Nous savons quelle contribution votre pays apporte aujourd'hui à la sécurité et à la paix dans cette région d'Europe qui fut si souvent l'enjeu de l'affrontement des grandes puissances et un tragique champ de bataille. Nous sommes également profondément convaincus que seul le respect de l'autre, qu'il s'agisse de son territoire, de ses frontières, de sa culture, de sa langue, de son identité nationale, peut permettre à l'Europe de progresser dans la voie de son unité et de répondre à ce que nos peuples attendent d'elle.

Outre leurs affinités, la France et l'Ukraine ont beaucoup de points communs : comparables par leurs dimensions, par leurs populations, elles ont toutes deux une façade maritime importante, gage d'ouverture au monde ; elle sont toutes deux au confluent de différentes influences et sensibilités. Elles se doivent de donner à leurs relations l'impulsion et l'élan qui porteront celles-ci au niveau qui doit être le leur. Nous voyons, Monsieur le Président, dans votre première visite officielle en France, l'expression de la volonté de l'Ukraine de donner une nouvelle dimension à notre relation bilatérale. C'est également, soyez en persuadés, notre détermination. La France et l'Ukraine ont besoin l'une de l'autre.

Il fut un temps où la France, au début de ce siècle, était le premier investisseur dans cette région, et le riche potentiel industriel et agricole qui s'est alors constitué et qui reste l'atout essentiel de l'Ukraine, porte la marque de nos industriels et de nos banquiers. Il n'est peut-être pas illusoire de penser qu'aujourd'hui nous pouvons ensemble renouer avec cette tradition. Avec deux banques de plein exercice et soixante quinze entreprises implantées en Ukraine, la France a accompli une partie du chemin. Ses investissements ont doublé en 1996 et nos échanges progressent à un rythme soutenu.

Ce soir sont réunis les plus hauts représentants des entreprises françaises qui manifestent un intérêt marqué pour l'Ukraine et pour son développement, dans des secteurs essentiels où notre savoir-faire est reconnu à travers le monde : agro-alimentaire, télécommunications, transports, énergie, banque... Nous nous félicitons que votre séjour soit l'occasion de rencontrer demain - plus longuement sûrement - les représentants des milieux économiques et financiers, tant il est clair que l'un des piliers de notre relation mutuelle doit être une coopération industrielle dynamique, s'étendant aux petites et moyennes entreprises, qui puisse être le pendant des liens déjà étroits que nous avons noués dans le domaine culturel et scientifique.
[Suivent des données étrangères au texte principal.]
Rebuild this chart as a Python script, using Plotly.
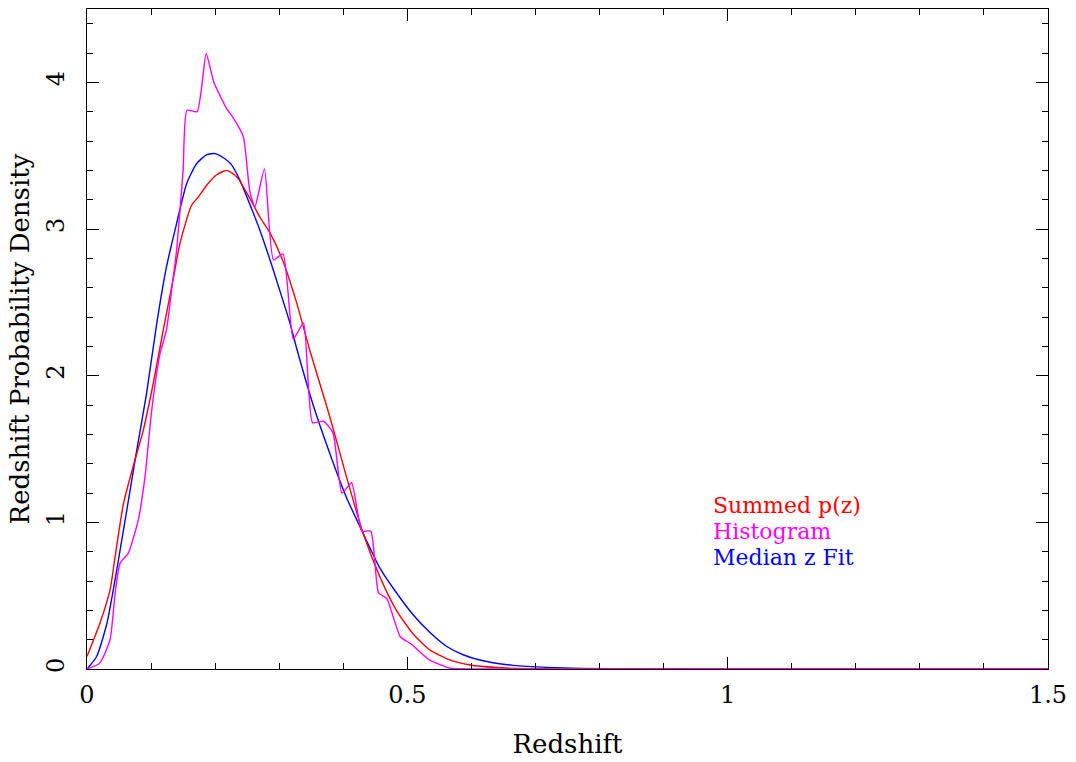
import plotly.graph_objects as go

# Summed p(z) (red)
sum_z = [0.0, 0.02, 0.036, 0.044, 0.057, 0.072, 0.088, 0.1035, 0.119, 0.135, 0.145, 0.163, 0.174,
         0.189, 0.2025, 0.218, 0.234, 0.254, 0.270, 0.286, 0.306, 0.327, 0.348, 0.379, 0.405,
         0.431, 0.457, 0.483, 0.509, 0.535, 0.567, 0.598, 0.639, 0.69, 0.75, 1.0, 1.5]
sum_p = [0.085, 0.31, 0.54, 0.77, 1.13, 1.38, 1.63, 1.95, 2.31, 2.67, 2.90, 3.16, 3.22,
         3.31, 3.37, 3.40, 3.355, 3.21, 3.08, 2.97, 2.78, 2.50, 2.17, 1.72, 1.31,
         0.925, 0.63, 0.40, 0.24, 0.13, 0.06, 0.027, 0.01, 0.002, 0.0, 0.0, 0.0]

# Histogram (magenta)
hist_z = [0.0, 0.02, 0.036, 0.044, 0.0515, 0.0645, 0.080, 0.0905, 0.101, 0.114, 0.124, 0.132,
          0.140, 0.150, 0.156, 0.172, 0.186, 0.198, 0.218, 0.228, 0.244, 0.254, 0.262, 0.277,
          0.291, 0.306, 0.322, 0.338, 0.352, 0.369, 0.384, 0.398, 0.413, 0.429, 0.443, 0.455,
          0.468, 0.489, 0.506, 0.535, 0.567, 0.6, 1.0, 1.5]
hist_p = [0.0, 0.04, 0.2, 0.52, 0.72, 0.79, 1.015, 1.31, 1.765, 2.15, 2.31, 2.58,
          2.86, 3.4, 3.81, 3.80, 4.195, 4.0, 3.82, 3.76, 3.63, 3.26, 3.15, 3.41,
          2.79, 2.83, 2.25, 2.36, 1.68, 1.69, 1.61, 1.20, 1.27, 0.94, 0.94, 0.52,
          0.48, 0.22, 0.17, 0.06, 0.005, 0.0, 0.0, 0.0]

# Median z fit (blue)
fit_z = [0.0, 0.015, 0.031, 0.0464, 0.062, 0.0776, 0.093, 0.109, 0.124, 0.140, 0.1556, 0.171,
         0.187, 0.200, 0.213, 0.2246, 0.239, 0.254, 0.270, 0.2856, 0.301, 0.317, 0.327, 0.353,
         0.379, 0.405, 0.431, 0.457, 0.483, 0.509, 0.535, 0.561, 0.587, 0.613, 0.639, 0.665,
         0.718, 0.77, 0.85, 1.0, 1.5]
fit_p = [0.0, 0.085, 0.31, 0.675, 1.08, 1.49, 1.88, 2.36, 2.74, 3.04, 3.31, 3.445,
         3.507, 3.514, 3.486, 3.444, 3.33, 3.17, 2.99, 2.79, 2.58, 2.355, 2.19, 1.80,
         1.47, 1.17, 0.925, 0.69, 0.52, 0.37, 0.25, 0.155, 0.097, 0.061, 0.039, 0.025,
         0.011, 0.003, 0.0005, 0.0, 0.0]

legend_labels = ["Summed p(z)", "Histogram", "Median z Fit"]
legend_colors = ["#ff0000", "#ff00ff", "#0000ff"]
legend_y = [1.115, 0.938, 0.761]

x_ticks = [0, 0.5, 1, 1.5]
x_ticktext = ["0", "0.5", "1", "1.5"]
y_ticks = [0, 1, 2, 3, 4]
y_ticktext = ["0", "1", "2", "3", "4"]

FONT = "DejaVu Serif"

fig = go.Figure()
fig.add_trace(go.Scatter(x=fit_z, y=fit_p, mode="lines",
                         line=dict(color="#0000ff", width=1.4, shape="spline", smoothing=0.6)))
fig.add_trace(go.Scatter(x=sum_z, y=sum_p, mode="lines",
                         line=dict(color="#ff0000", width=1.4, shape="spline", smoothing=0.6)))
fig.add_trace(go.Scatter(x=hist_z, y=hist_p, mode="lines",
                         line=dict(color="#ff00ff", width=1.4, shape="spline", smoothing=0.5)))

for lab, col, yy in zip(legend_labels, legend_colors, legend_y):
    fig.add_annotation(x=0.9755, y=yy, xref="x", yref="y", text=lab, showarrow=False,
                       xanchor="left", yanchor="middle", borderpad=0,
                       font=dict(family=FONT, size=22, color=col))

axis_common = dict(showline=True, linecolor="black", linewidth=1.2, mirror="allticks",
                   ticks="inside", ticklen=12, tickwidth=1, tickcolor="black",
                   showgrid=False, zeroline=False,
                   tickfont=dict(family=FONT, size=24, color="black"))

fig.update_xaxes(range=[0, 1.5], tickvals=x_ticks, ticktext=x_ticktext,
                 minor=dict(dtick=0.1, tick0=0, ticks="inside", ticklen=6, tickcolor="black", showgrid=False),
                 title=dict(text="Redshift", font=dict(family=FONT, size=26, color="black"), standoff=26),
                 ticklabelstandoff=4, **axis_common)
fig.update_yaxes(range=[0, 4.5], tickvals=y_ticks, ticktext=y_ticktext, tickangle=-90,
                 minor=dict(dtick=0.2, tick0=0, ticks="inside", ticklen=6, tickcolor="black", showgrid=False),
                 title=dict(text="Redshift Probability Density", font=dict(family=FONT, size=26, color="black"), standoff=5),
                 ticklabelstandoff=12, **axis_common)

fig.update_layout(width=1076, height=762, showlegend=False,
                  plot_bgcolor="white", paper_bgcolor="white",
                  margin=dict(l=87, r=28, t=9, b=93))

fig.write_html("out.html")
L'Ukraine est engagée dans un processus complexe et courageux de réformes économiques, dont nous mesurons l'ampleur et l'ambition. Comme vous l'avez souvent répété, ce ne sont pas seulement les structures et les mécanismes qu'il faut changer mais les mentalités et les schémas de pensée. Le chemin qui conduit à l'économie de marché, à la responsabilité individuelle et à l'initiative privée comporte, dans un premier temps, des contraintes et des sacrifices lourds à supporter, notamment sur le plan social.
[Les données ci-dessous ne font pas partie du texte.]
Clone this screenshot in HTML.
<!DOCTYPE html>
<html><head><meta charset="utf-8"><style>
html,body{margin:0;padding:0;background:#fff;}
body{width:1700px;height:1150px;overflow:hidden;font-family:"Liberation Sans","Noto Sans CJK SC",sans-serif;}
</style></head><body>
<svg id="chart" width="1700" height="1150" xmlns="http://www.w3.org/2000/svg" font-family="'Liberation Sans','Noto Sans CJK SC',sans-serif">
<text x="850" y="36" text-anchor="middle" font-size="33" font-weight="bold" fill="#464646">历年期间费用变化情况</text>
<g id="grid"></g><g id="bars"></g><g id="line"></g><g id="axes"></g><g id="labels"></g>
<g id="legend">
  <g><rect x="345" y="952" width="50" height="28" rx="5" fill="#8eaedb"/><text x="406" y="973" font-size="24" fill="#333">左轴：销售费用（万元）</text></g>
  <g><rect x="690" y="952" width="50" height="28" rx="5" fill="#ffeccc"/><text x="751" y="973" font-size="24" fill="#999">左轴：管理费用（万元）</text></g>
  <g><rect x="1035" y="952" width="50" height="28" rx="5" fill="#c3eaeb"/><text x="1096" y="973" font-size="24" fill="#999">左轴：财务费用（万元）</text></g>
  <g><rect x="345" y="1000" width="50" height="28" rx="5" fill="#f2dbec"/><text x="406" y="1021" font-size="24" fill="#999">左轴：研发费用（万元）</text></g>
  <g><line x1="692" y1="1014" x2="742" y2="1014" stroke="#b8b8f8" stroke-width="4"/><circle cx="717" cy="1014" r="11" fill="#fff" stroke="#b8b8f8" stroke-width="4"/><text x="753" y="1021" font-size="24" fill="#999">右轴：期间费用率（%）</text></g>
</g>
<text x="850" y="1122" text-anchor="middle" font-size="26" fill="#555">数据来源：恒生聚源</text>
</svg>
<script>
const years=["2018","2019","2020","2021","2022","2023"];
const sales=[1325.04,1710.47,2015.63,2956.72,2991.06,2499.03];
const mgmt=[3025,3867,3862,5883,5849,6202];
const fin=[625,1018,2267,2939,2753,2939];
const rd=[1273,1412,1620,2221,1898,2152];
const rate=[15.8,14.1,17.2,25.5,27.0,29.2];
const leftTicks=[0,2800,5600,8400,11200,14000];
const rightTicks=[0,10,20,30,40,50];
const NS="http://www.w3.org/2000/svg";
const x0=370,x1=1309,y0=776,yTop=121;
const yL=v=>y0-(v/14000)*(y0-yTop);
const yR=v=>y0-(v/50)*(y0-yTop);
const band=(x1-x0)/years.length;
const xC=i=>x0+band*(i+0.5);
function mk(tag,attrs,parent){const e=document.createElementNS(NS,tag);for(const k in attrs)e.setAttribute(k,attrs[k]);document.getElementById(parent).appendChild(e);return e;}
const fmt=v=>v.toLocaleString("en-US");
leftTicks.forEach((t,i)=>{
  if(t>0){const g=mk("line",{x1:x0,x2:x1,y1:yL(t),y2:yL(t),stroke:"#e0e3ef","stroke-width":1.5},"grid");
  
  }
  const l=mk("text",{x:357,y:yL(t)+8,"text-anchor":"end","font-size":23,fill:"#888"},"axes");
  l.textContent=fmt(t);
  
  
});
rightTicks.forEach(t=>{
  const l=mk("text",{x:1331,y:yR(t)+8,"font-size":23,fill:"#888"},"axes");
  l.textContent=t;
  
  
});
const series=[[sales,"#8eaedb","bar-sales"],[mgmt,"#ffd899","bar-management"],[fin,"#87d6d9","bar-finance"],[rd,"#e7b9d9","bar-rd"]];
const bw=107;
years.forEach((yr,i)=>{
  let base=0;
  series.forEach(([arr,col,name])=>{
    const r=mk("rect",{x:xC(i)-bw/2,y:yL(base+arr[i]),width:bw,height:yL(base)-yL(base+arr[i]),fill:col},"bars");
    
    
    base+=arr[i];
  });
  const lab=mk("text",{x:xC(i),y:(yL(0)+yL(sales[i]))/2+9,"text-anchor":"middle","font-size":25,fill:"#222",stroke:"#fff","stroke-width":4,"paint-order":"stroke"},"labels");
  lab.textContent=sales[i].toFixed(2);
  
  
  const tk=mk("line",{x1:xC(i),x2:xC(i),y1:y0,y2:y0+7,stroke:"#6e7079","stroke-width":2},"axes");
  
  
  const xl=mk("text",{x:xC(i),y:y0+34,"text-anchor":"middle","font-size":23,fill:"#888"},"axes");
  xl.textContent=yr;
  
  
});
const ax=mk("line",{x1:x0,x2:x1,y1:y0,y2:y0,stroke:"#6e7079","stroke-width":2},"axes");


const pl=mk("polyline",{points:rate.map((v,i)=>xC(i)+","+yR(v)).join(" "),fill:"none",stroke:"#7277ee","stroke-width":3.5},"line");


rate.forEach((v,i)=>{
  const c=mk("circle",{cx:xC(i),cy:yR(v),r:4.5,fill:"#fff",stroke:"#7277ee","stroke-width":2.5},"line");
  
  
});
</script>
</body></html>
La France, Monsieur le Président, continuera à vous aider dans la voie que vous avez choisie car elle est la seule possible pour le développement d'une Ukraine stable, d'une Ukraine forte, d'une Ukraine indépendante et définitivement européenne.

Monsieur le Président, je lève mon verre au peuple ukrainien, dont Voltaire rappelait qu'il a toujours aspiré à la liberté, à l'Ukraine, élément fondamental de la stabilité et de la sécurité en Europe, à votre bonheur personnel et à l'amitié entre nos deux pays.